Espérer gauchiser son discours quand on est perçu comme un centriste de l’écologie (positionnement qui est déjà celui de plusieurs candidats hors EELV) n’aura donc pas été fécond politiquement. Encore moins pour espérer se constituer une base populaire.
Cette carte illustre nettement l’adhésion des quartiers populaires à l’offre politique proposée par Mélenchon.
Mulhouse n’échappant pas à la règle réitérée dans les grandes villes métropolitaines et outre-marines, ce qui relève d’une performance assez étonnante, dans une ville où 80% des électeurs, issus des mêmes quartiers, ne se sont pas déplacés lors des élections municipales de 2020.
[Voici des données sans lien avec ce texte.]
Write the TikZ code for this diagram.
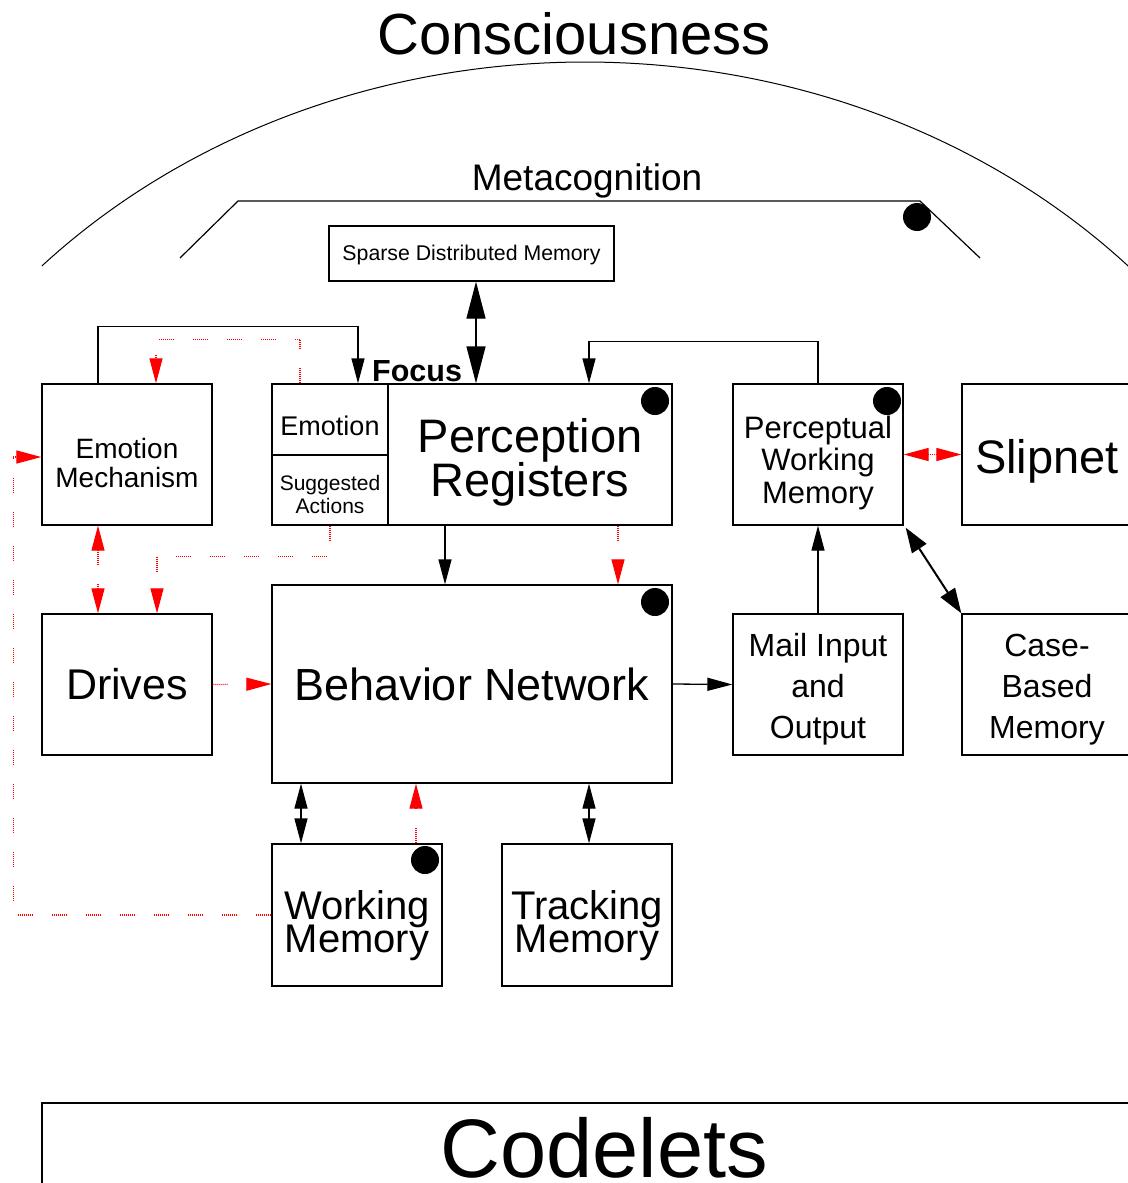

Les Coteaux et Bourtzwiller, tout particulièrement, mais aussi des quartiers du coeur de ville, ont souscrit à plus de 50%, voire 60% dans certains bureaux de vote, à la candidature de Jean-Luc Mélenchon.
Le rapport de classe se traduisant inversement par une désertion, relative, (on compte quand même entre 8 et 27% de suffrages pour l’Union populaire), des électeurs des quartiers Rebberg, Dornach, gare centrale et centre historique.
Le pari de rallier la faveur des quartiers populaires et de nombreux électeurs diplômés désireux de changer la donne politique est réussi. Mais il est peu concluant sur un électorat constitué d’employés habitant des conurbations situées autour des grands pôles urbains, resté quant à lui fidèle au RN.
Difficile de faire plus parlant que la carte du vote LR à Mulhouse. Le parti de la majorité municipale est devenu un objet politique non identifiable, dans une ville dont le parti présidentiel, et Zemmour, ont phagocyté et rallié la bourgeoisie de manière générale, une partie des retraités, et la classe moyenne supérieure.
Un électorat qui traditionnellement se tournait jadis vers la droite démocrate-chrétienne, ou libérale, d’autant qu’il était le seul à se déplacer massivement pour voter. En témoigne encore les près de 80% d’abstention aux municipales de 2020.
Il est vrai que le tableau politique en était particulièrement désolant, avec une droite qui se présentait aux électeurs en mode éparpillé façon puzzle, avec rien moins que 4 candidates issues de ses propres rangs (Michèle Lutz, maire sortante, Lara Milion, ancienne adjointe, Fatima Jenn, ancienne adjointe, et Christelle Ritz, ancienne adjointe, ayant rejoint le RN…
Cela dit, les dernières troupes de fidèles se comptent toujours et sans surprise sur la colline forteresse du Rebberg, à Dornach, autour du quartier gare et centre historique, à l’instar de l’électorat LREM, écologiste, et dans une mesure moindre de « Reconquête », le parti de Zemmour.